TAPPING OUT
Here we are in the waning days of August. The swathers and combines are chewing through
the acres and municipal roads that don’t see traffic for months on end are
major trucking routes. My grass needs
cut again but 30 degrees is just too brutal for this girl – it will have to
wait. Sometimes a person has to know
when to tap out.
Some crazy lady (who looks a lot like me) planted her usual
too-big-for-two-people garden in May and I have been dealing with the
consequences of that rash act all summer.
Germination was pretty fair except the yellow beans which were a
complete failure. My cucumbers also
struggled to give me a measly four plants.

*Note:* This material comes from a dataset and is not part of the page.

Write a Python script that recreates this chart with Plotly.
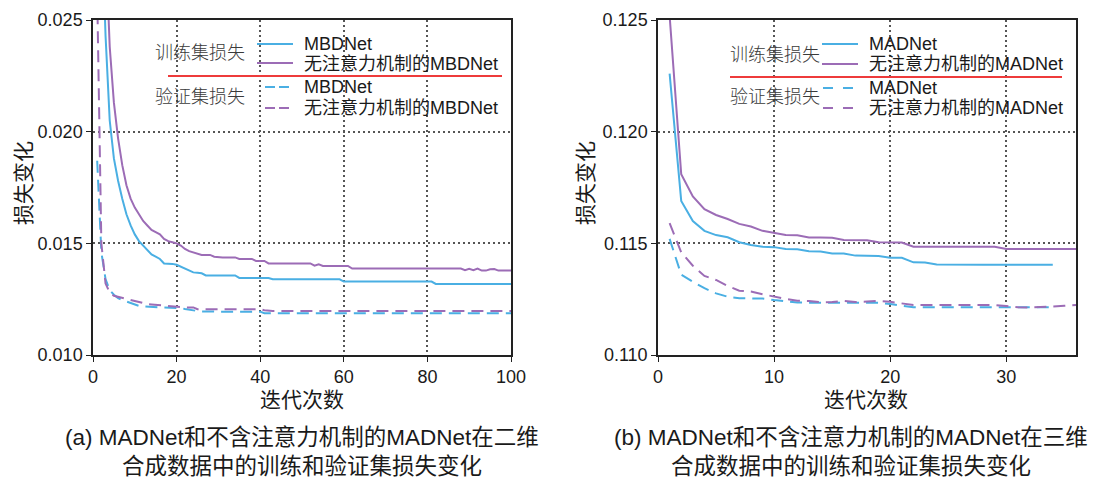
import plotly.graph_objects as go

# ---------------- data ----------------
epochs_left = list(range(1, 101))
mbd_train = ([0.0400, 0.0300, 0.0243, 0.0205, 0.0188, 0.0178, 0.0170, 0.0163, 0.0158, 0.0154,
              0.0151, 0.0149, 0.0147, 0.0145, 0.0144, 0.0143, 0.0141, 0.01410, 0.01408, 0.01404,
              0.01395, 0.01388, 0.01378, 0.01370, 0.01368, 0.01366]
             + [0.01356] * 8 + [0.01345] * 8 + [0.01339] * 17 + [0.01329] * 22 + [0.01318] * 19)
mbd_noatt_train = ([0.0450, 0.0360, 0.0285, 0.0238, 0.0213, 0.0197, 0.0185, 0.0176, 0.0170, 0.0166,
                    0.0163, 0.0160, 0.0158, 0.0156, 0.0155, 0.0154, 0.0152, 0.0151, 0.01505, 0.01500,
                    0.01490, 0.01475, 0.01465, 0.01460, 0.01455, 0.01448, 0.01448, 0.01448, 0.01440]
                   + [0.01437] * 5 + [0.01430] * 4 + [0.01421] * 3 + [0.01410] * 11
                   + [0.01400, 0.01406] + [0.01399] * 7 + [0.01387] * 27
                   + [0.01380, 0.01386, 0.01380, 0.01387, 0.01378, 0.01378, 0.01384, 0.01385,
                      0.01378, 0.01378, 0.01378, 0.01378])
mbd_val = ([0.0187, 0.0146, 0.0134, 0.0129, 0.0127, 0.01255, 0.01246, 0.0124, 0.01232, 0.01225,
            0.01220, 0.01218, 0.01216, 0.01215, 0.01214]
           + [0.01213] * 5 + [0.01210, 0.01206, 0.01202, 0.01199, 0.01197, 0.01195]
           + [0.01194] * 14 + [0.01187] * 60)
mbd_noatt_val = ([0.0262, 0.0150, 0.0132, 0.0128, 0.01265, 0.0126, 0.01255, 0.0125, 0.01245, 0.0124,
                  0.01235, 0.01232, 0.01228, 0.01226, 0.01224, 0.01222, 0.01220, 0.01218, 0.01216, 0.01215]
                 + [0.01213] * 4 + [0.01205] * 16 + [0.01200] + [0.01197] * 59)

epochs_right_34 = list(range(1, 35))
epochs_right_36 = list(range(1, 37))
mad_train = ([0.1226, 0.1169, 0.1160, 0.11556, 0.11537, 0.11527, 0.11505, 0.11493, 0.11485, 0.11483,
              0.11475, 0.11474, 0.11465, 0.11463, 0.11455, 0.11454, 0.11445, 0.11444, 0.11443, 0.11436,
              0.11435, 0.11415, 0.11414, 0.11405] + [0.11404] * 10)
mad_noatt_train = ([0.1252, 0.1181, 0.1171, 0.11653, 0.11627, 0.11609, 0.11587, 0.11575, 0.11556, 0.11545,
                    0.11537, 0.11536, 0.11526, 0.11526, 0.11525, 0.11515, 0.11515, 0.11514, 0.11505, 0.11505,
                    0.11504] + [0.11485] * 8 + [0.11475] * 7)
mad_val = ([0.1152, 0.1136, 0.11328, 0.11299, 0.11276, 0.11261, 0.11254, 0.11254, 0.11253, 0.11246,
            0.11240, 0.11235, 0.11234, 0.11234, 0.11234, 0.11234, 0.11234, 0.11234, 0.11234, 0.11228,
            0.11222] + [0.11214] * 13)
mad_noatt_val = ([0.1159, 0.1146, 0.1140, 0.11354, 0.11336, 0.11309, 0.11288, 0.11284, 0.11272, 0.11261,
                  0.11251, 0.11243, 0.11242, 0.11236, 0.11237, 0.11242, 0.11237, 0.11239, 0.11242, 0.11238,
                  0.11232] + [0.11224] * 8 + [0.11219, 0.11214, 0.11213, 0.11214, 0.11217, 0.11220, 0.11224])

left_yticks = [0.010, 0.015, 0.020, 0.025]
right_yticks = [0.110, 0.115, 0.120, 0.125]
left_xticks = [0, 20, 40, 60, 80, 100]
right_xticks = [0, 10, 20, 30]

legend_group_labels = ["训练集损失", "验证集损失"]
left_names = ["MBDNet", "无注意力机制的MBDNet"]
right_names = ["MADNet", "无注意力机制的MADNet"]
x_title = "迭代次数"
y_title = "损失变化"
caption_a = ["(a) MADNet和不含注意力机制的MADNet在二维", "合成数据中的训练和验证集损失变化"]
caption_b = ["(b) MADNet和不含注意力机制的MADNet在三维", "合成数据中的训练和验证集损失变化"]

# ---------------- style ----------------
W, H = 1106, 478
BLUE = "#4AAFE3"
PURPLE = "#9C6CB6"
RED = "#EE3B3B"
FONT = "Liberation Sans, Arial, Noto Sans CJK SC, sans-serif"
DASH = "12px,7px"


def px(x):
    return x / W


def py(y):
    return 1 - y / H


fig = go.Figure()


def add(x, y, color, dash, xa, ya):
    fig.add_trace(go.Scatter(x=x, y=y, mode="lines", xaxis=xa, yaxis=ya, showlegend=False,
                             line=dict(color=color, width=2, dash=dash)))


add(epochs_left, mbd_val, BLUE, DASH, "x", "y")
add(epochs_left, mbd_noatt_val, PURPLE, DASH, "x", "y")
add(epochs_left, mbd_train, BLUE, "solid", "x", "y")
add(epochs_left, mbd_noatt_train, PURPLE, "solid", "x", "y")

add(epochs_right_34, mad_val, BLUE, DASH, "x2", "y2")
add(epochs_right_36, mad_noatt_val, PURPLE, DASH, "x2", "y2")
add(epochs_right_34, mad_train, BLUE, "solid", "x2", "y2")
add(epochs_right_36, mad_noatt_train, PURPLE, "solid", "x2", "y2")

axis_common = dict(showline=True, linecolor="#222", linewidth=1.5, mirror=True,
                   ticks="outside", ticklen=5, tickcolor="#222", tickwidth=1.2,
                   showgrid=True, gridcolor="#555", gridwidth=1.5, griddash="2px,3px",
                   zeroline=False, automargin=False,
                   tickfont=dict(family=FONT, size=18, color="#1a1a1a"))

fig.update_layout(
    template="none",
    width=W, height=H, autosize=False, margin=dict(l=0, r=0, t=0, b=0, pad=0),
    paper_bgcolor="white", plot_bgcolor="white",
    font=dict(family=FONT, color="#1a1a1a"),
    xaxis=dict(domain=[px(93), px(511)], range=[0, 100], tickvals=left_xticks,
               anchor="y", **axis_common),
    yaxis=dict(domain=[py(355), py(20)], range=[0.010, 0.025], tickvals=left_yticks,
               tickformat=".3f", anchor="x", **axis_common),
    xaxis2=dict(domain=[px(658), px(1076)], range=[0, 36], tickvals=right_xticks,
                anchor="y2", **axis_common),
    yaxis2=dict(domain=[py(355), py(20)], range=[0.110, 0.125], tickvals=right_yticks,
                tickformat=".3f", anchor="x2", **axis_common),
)

ann = []
shapes = []


def text(x, y, s, size, color="#1a1a1a", angle=0, xanchor="center", weight=None):
    f = dict(family=FONT, size=size, color=color)
    if weight is not None:
        f["weight"] = weight
    ann.append(dict(x=px(x), y=py(y), xref="paper", yref="paper", text=s, showarrow=False,
                    xanchor=xanchor, yanchor="middle", textangle=angle, font=f))


def seg(x0, x1, y, color, dash="solid", width=2):
    shapes.append(dict(type="line", xref="paper", yref="paper", x0=px(x0), x1=px(x1),
                       y0=py(y), y1=py(y), line=dict(color=color, width=width, dash=dash)))


# axis titles
text(23, 183, y_title, 21, angle=-90)
text(585, 183, y_title, 21, angle=-90)
text(302, 399, x_title, 21)
text(866, 399, x_title, 21)

# captions
text(302, 437, caption_a[0], 22.5)
text(302, 466, caption_a[1], 22.5)
text(851, 437, caption_b[0], 22.5)
text(851, 466, caption_b[1], 22.5)

# legend – left
text(153, 53, legend_group_labels[0], 18, color="#3a3a3a", xanchor="left", weight=300)
text(153, 97, legend_group_labels[1], 18, color="#3a3a3a", xanchor="left", weight=300)
seg(257, 293, 44, BLUE)
seg(257, 293, 63, PURPLE)
seg(265, 290, 87, BLUE, dash="10px,4px")
seg(265, 290, 108, PURPLE, dash="10px,4px")
text(302, 44, left_names[0], 18, xanchor="left")
text(302, 64, left_names[1], 18, xanchor="left")
text(302, 87, left_names[0], 18, xanchor="left")
text(302, 108, left_names[1], 18, xanchor="left")
seg(168, 502, 76, RED)

# legend – right
text(728, 55, legend_group_labels[0], 18, color="#3a3a3a", xanchor="left", weight=300)
text(728, 97, legend_group_labels[1], 18, color="#3a3a3a", xanchor="left", weight=300)
seg(822, 858, 44, BLUE)
seg(822, 858, 64, PURPLE)
seg(823, 855, 88, BLUE, dash="10px,10px")
seg(823, 855, 108, PURPLE, dash="10px,10px")
text(867, 44, right_names[0], 18, xanchor="left")
text(867, 64, right_names[1], 18, xanchor="left")
text(867, 88, right_names[0], 18, xanchor="left")
text(867, 108, right_names[1], 18, xanchor="left")
seg(730, 1062, 77, RED)

fig.update_layout(annotations=ann, shapes=shapes)
fig.write_html("out.html")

It’s funny, in June this concerned me greatly because that didn’t seem
to be enough. Then one of them died and
I was down to three. We like our
cucumbers so this was very concerning.
It is now the end of August and I have been giving them away by the bag
full only to have another twenty ready to eat the next time I walk past the
pickle patch. Obviously poor germination
has no bearing on productivity if the rain and heat come at the right
time. It’s getting to the point where they
need to tap out.
The strawberries started out the year producing very well
and have moved on to spectacular. They
seem to be taking the name ‘ever bearing’ very seriously. I was still picking asparagus until the end of
June, and the raspberry crop was phenomenal.
I had to discourage my peas from further productivity by yanking them
out of the ground. I’ve never had better
success with corn, and I even got most of it into my freezer before a few very
rude and greedy raccoons wreaked havoc one night. Let’s just say they won’t be back next year.
Zucchini are playing their usual trick of being eight inches
long at 10:00 in the morning and two feet long and weighing 20 pounds by
suppertime. Any beets I have left out
there are the size of soccer balls. The
dill has all gone to seed. Luckily the
pigs love Swiss Chard … and any portulaca, redroot pigweed, and sow thistle
that happens to be growing where it’s not supposed to be.
The onions don’t have root rot. The potatoes are prolific and not rotting
from the inside like on some years. We
have been eating, pickling, and giving away carrots for a month now and I still
have two twelve-foot rows to harvest.
What was that lady who looks a lot like me thinking in May? Oh yeah, I know what she was thinking … She
was thinking “There’s only half a package of seed left, I’ll make another
row.” That’s what she was thinking. Somebody needs to tap her out.
It's the pumpkins that are the winners this year
though. Remember that hail storm with
the hardball -sized ice bombs from the sky on July 4? Not sure that I’ll ever forget what that
sounds like under meatal roofing or the way the yard looked like the inside of
a popcorn machine or the ground being covered in deep pock marks for weeks
afterward. It was a doozy. Luckily our yard was at the edge of the worst
action; no windows were broken and most of the garden dodged the damage.
The pumpkins took the brunt of it with their huge leaves out
there like catcher’s mitts, and yet they came back swinging! Those plants must cover one quarter of my
garden space and are spreading another ten feet daily. There is fruit of all sizes under those huge
leaves and the canopy is so tall you could lose small children in there. If we have a late frost there should be
enough jack-o-lanterns to supply southeast Saskatchewan. No need for them to tap out – I’m curious to
see how big we can go!
And, the pinnacle of garden satisfaction? What we’ve been waiting for since I picked
those baby tomato plants up at the greenhouse?
The reason bacon exists? Today,
finally, there were tomatoes ripe enough for toasted bacon and tomato
sandwiches for lunch.
I wish I could say “My work here is now done” but of course
we are only about to start the everything-to-do-with-tomatoes soup/salsa/sauce
season. They’ve been so slow to get
going it will likely be mid October before I see the end of them. Before I can really tap out for 2025.
Meanwhile, I’m going to have a very stern talk with that
lady who looks a lot like me about next spring.